## Problem to solve
Transcribe only the part of the material below that begins at the line containing "What Bokeh code" and ends at the line containing "ColumnDataSource(dict(x=pos, s1=signal_2khz, s2=signal_45khz))", with both kept and images left out.

## Material to process
===============

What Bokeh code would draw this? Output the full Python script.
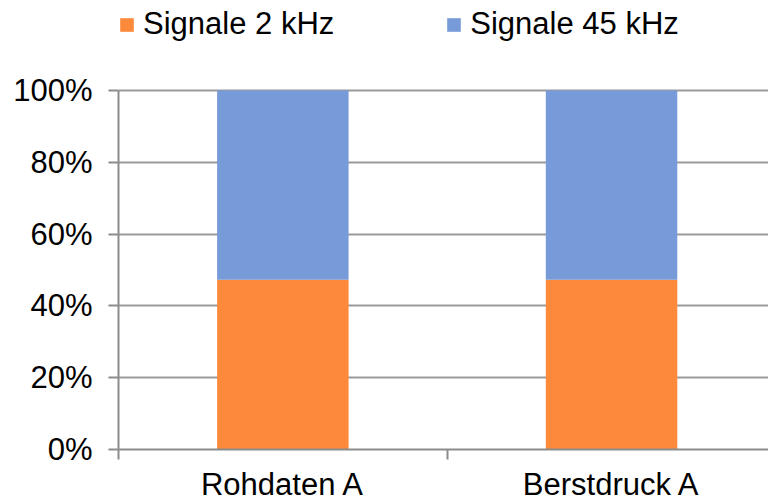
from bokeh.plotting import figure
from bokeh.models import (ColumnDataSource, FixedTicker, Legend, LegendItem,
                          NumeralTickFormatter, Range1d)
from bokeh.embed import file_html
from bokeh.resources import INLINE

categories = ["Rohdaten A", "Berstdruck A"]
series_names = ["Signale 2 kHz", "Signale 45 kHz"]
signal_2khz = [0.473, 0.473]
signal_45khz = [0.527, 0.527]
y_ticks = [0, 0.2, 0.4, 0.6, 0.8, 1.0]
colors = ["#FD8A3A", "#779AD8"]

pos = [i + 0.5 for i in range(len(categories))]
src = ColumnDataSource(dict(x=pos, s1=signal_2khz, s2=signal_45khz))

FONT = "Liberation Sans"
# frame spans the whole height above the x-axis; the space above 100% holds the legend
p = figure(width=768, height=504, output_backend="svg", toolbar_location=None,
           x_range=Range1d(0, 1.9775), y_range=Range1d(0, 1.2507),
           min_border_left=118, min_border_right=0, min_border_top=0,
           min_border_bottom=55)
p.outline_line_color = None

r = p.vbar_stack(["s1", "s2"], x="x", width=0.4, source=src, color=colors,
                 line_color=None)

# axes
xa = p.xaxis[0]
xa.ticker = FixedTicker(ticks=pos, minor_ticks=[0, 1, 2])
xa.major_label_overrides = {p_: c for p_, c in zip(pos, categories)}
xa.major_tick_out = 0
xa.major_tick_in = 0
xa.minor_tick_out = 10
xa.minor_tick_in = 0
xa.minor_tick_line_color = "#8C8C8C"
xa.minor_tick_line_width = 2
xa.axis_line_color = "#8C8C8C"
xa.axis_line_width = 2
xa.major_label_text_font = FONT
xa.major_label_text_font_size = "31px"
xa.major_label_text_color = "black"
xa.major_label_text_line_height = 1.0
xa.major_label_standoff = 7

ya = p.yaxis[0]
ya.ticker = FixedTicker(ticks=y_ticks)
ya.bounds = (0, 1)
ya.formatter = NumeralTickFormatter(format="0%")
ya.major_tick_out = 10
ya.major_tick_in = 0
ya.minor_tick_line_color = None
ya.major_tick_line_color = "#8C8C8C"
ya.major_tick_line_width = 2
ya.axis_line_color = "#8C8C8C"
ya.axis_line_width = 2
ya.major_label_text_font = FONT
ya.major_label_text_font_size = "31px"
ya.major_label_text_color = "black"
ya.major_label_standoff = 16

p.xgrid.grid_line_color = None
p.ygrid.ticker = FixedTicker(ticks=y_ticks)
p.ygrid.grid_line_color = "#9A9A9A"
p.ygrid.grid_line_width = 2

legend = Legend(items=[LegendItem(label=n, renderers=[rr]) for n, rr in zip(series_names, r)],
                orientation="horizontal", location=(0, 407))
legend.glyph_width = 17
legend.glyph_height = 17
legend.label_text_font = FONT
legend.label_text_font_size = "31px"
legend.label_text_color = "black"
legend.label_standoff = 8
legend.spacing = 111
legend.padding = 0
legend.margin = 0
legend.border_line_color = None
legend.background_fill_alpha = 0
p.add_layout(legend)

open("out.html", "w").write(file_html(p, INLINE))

===============

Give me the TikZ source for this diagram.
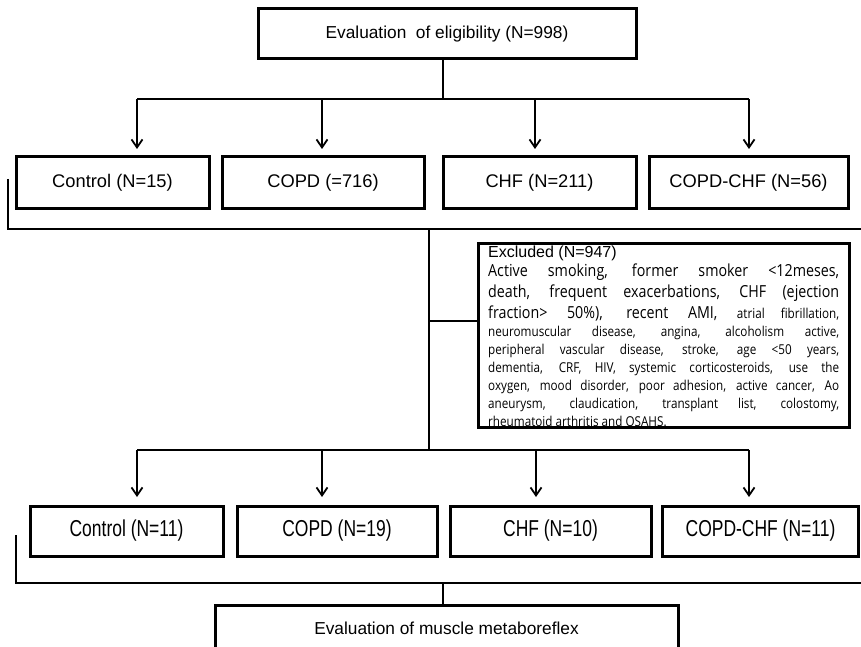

===============

## Final result
What Bokeh code would draw this? Output the full Python script.
from bokeh.plotting import figure
from bokeh.models import (ColumnDataSource, FixedTicker, Legend, LegendItem,
                          NumeralTickFormatter, Range1d)
from bokeh.embed import file_html
from bokeh.resources import INLINE

categories = ["Rohdaten A", "Berstdruck A"]
series_names = ["Signale 2 kHz", "Signale 45 kHz"]
signal_2khz = [0.473, 0.473]
signal_45khz = [0.527, 0.527]
y_ticks = [0, 0.2, 0.4, 0.6, 0.8, 1.0]
colors = ["#FD8A3A", "#779AD8"]

pos = [i + 0.5 for i in range(len(categories))]
src = ColumnDataSource(dict(x=pos, s1=signal_2khz, s2=signal_45khz))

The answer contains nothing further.